— start of PROVIDED DATA —
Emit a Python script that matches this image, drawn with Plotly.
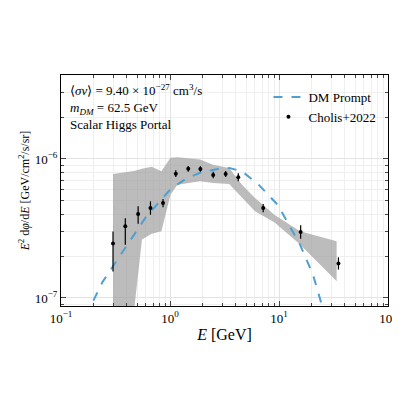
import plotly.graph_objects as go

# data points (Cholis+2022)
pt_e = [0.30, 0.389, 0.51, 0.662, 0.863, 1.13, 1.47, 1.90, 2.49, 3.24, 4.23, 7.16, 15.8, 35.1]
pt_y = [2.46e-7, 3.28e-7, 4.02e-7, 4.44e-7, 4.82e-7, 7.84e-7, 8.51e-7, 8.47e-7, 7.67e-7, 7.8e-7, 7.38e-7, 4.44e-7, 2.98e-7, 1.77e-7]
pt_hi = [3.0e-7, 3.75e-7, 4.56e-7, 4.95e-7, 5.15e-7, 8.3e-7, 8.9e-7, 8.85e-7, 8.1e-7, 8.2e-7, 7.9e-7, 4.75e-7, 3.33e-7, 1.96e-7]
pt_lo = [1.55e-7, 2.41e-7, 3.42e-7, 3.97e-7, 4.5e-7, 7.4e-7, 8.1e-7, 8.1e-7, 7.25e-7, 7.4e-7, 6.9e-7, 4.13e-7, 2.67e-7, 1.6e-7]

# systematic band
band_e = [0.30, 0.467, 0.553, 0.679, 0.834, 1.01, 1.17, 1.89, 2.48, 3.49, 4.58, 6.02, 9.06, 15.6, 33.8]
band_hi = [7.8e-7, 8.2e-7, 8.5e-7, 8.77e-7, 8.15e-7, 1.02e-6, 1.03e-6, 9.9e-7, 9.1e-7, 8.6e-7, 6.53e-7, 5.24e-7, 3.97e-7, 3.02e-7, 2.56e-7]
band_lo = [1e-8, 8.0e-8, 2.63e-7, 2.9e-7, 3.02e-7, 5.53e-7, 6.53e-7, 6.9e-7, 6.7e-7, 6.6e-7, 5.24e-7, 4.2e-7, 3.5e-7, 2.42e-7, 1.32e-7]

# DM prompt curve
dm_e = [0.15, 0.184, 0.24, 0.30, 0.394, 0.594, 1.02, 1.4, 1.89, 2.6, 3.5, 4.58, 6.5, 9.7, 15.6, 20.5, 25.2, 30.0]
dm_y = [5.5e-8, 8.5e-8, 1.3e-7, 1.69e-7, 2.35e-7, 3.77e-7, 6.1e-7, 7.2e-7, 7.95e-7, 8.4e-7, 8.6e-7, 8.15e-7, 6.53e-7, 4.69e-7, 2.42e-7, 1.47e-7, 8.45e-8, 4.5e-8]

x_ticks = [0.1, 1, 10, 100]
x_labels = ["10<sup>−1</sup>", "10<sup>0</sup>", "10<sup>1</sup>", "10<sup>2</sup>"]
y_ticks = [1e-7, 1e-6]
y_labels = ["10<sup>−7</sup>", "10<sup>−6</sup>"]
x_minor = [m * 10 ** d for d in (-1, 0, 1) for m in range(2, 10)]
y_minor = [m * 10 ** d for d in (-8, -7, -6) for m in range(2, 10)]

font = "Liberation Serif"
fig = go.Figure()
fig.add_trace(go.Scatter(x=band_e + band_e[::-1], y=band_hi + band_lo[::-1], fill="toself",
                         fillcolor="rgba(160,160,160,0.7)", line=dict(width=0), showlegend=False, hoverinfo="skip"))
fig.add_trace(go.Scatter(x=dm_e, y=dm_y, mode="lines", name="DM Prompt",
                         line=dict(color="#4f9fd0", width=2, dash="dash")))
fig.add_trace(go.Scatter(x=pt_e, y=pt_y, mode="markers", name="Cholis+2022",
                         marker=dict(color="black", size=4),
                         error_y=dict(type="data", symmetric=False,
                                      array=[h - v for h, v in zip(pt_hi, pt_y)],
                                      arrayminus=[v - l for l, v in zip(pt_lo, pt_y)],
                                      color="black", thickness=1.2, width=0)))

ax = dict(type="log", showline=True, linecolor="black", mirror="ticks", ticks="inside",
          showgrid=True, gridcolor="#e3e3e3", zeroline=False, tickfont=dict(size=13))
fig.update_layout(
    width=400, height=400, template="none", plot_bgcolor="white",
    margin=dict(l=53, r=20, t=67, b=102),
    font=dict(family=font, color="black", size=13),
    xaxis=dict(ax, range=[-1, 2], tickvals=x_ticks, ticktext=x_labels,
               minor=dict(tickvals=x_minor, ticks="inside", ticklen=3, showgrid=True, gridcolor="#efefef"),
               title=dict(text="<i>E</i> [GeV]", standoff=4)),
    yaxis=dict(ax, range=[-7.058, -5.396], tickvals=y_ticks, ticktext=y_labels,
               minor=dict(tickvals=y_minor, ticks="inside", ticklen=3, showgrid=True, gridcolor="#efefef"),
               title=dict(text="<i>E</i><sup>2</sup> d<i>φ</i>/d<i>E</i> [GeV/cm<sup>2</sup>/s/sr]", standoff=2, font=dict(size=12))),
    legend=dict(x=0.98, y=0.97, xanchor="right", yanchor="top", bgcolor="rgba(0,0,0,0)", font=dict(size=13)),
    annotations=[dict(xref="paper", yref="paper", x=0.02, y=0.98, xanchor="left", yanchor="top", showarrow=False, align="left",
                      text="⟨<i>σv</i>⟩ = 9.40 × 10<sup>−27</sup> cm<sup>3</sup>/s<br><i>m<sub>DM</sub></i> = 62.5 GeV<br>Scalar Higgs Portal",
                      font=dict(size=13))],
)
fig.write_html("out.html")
— end of PROVIDED DATA —
Reproduce the data above word for word from its first line through the line that holds "y_minor = [m", both ends included; skip pictures.

§ WRITTEN SOLUTION:
Emit a Python script that matches this image, drawn with Plotly.
import plotly.graph_objects as go

# data points (Cholis+2022)
pt_e = [0.30, 0.389, 0.51, 0.662, 0.863, 1.13, 1.47, 1.90, 2.49, 3.24, 4.23, 7.16, 15.8, 35.1]
pt_y = [2.46e-7, 3.28e-7, 4.02e-7, 4.44e-7, 4.82e-7, 7.84e-7, 8.51e-7, 8.47e-7, 7.67e-7, 7.8e-7, 7.38e-7, 4.44e-7, 2.98e-7, 1.77e-7]
pt_hi = [3.0e-7, 3.75e-7, 4.56e-7, 4.95e-7, 5.15e-7, 8.3e-7, 8.9e-7, 8.85e-7, 8.1e-7, 8.2e-7, 7.9e-7, 4.75e-7, 3.33e-7, 1.96e-7]
pt_lo = [1.55e-7, 2.41e-7, 3.42e-7, 3.97e-7, 4.5e-7, 7.4e-7, 8.1e-7, 8.1e-7, 7.25e-7, 7.4e-7, 6.9e-7, 4.13e-7, 2.67e-7, 1.6e-7]

# systematic band
band_e = [0.30, 0.467, 0.553, 0.679, 0.834, 1.01, 1.17, 1.89, 2.48, 3.49, 4.58, 6.02, 9.06, 15.6, 33.8]
band_hi = [7.8e-7, 8.2e-7, 8.5e-7, 8.77e-7, 8.15e-7, 1.02e-6, 1.03e-6, 9.9e-7, 9.1e-7, 8.6e-7, 6.53e-7, 5.24e-7, 3.97e-7, 3.02e-7, 2.56e-7]
band_lo = [1e-8, 8.0e-8, 2.63e-7, 2.9e-7, 3.02e-7, 5.53e-7, 6.53e-7, 6.9e-7, 6.7e-7, 6.6e-7, 5.24e-7, 4.2e-7, 3.5e-7, 2.42e-7, 1.32e-7]

# DM prompt curve
dm_e = [0.15, 0.184, 0.24, 0.30, 0.394, 0.594, 1.02, 1.4, 1.89, 2.6, 3.5, 4.58, 6.5, 9.7, 15.6, 20.5, 25.2, 30.0]
dm_y = [5.5e-8, 8.5e-8, 1.3e-7, 1.69e-7, 2.35e-7, 3.77e-7, 6.1e-7, 7.2e-7, 7.95e-7, 8.4e-7, 8.6e-7, 8.15e-7, 6.53e-7, 4.69e-7, 2.42e-7, 1.47e-7, 8.45e-8, 4.5e-8]

x_ticks = [0.1, 1, 10, 100]
x_labels = ["10<sup>−1</sup>", "10<sup>0</sup>", "10<sup>1</sup>", "10<sup>2</sup>"]
y_ticks = [1e-7, 1e-6]
y_labels = ["10<sup>−7</sup>", "10<sup>−6</sup>"]
x_minor = [m * 10 ** d for d in (-1, 0, 1) for m in range(2, 10)]
y_minor = [m * 10 ** d for d in (-8, -7, -6) for m in range(2, 10)]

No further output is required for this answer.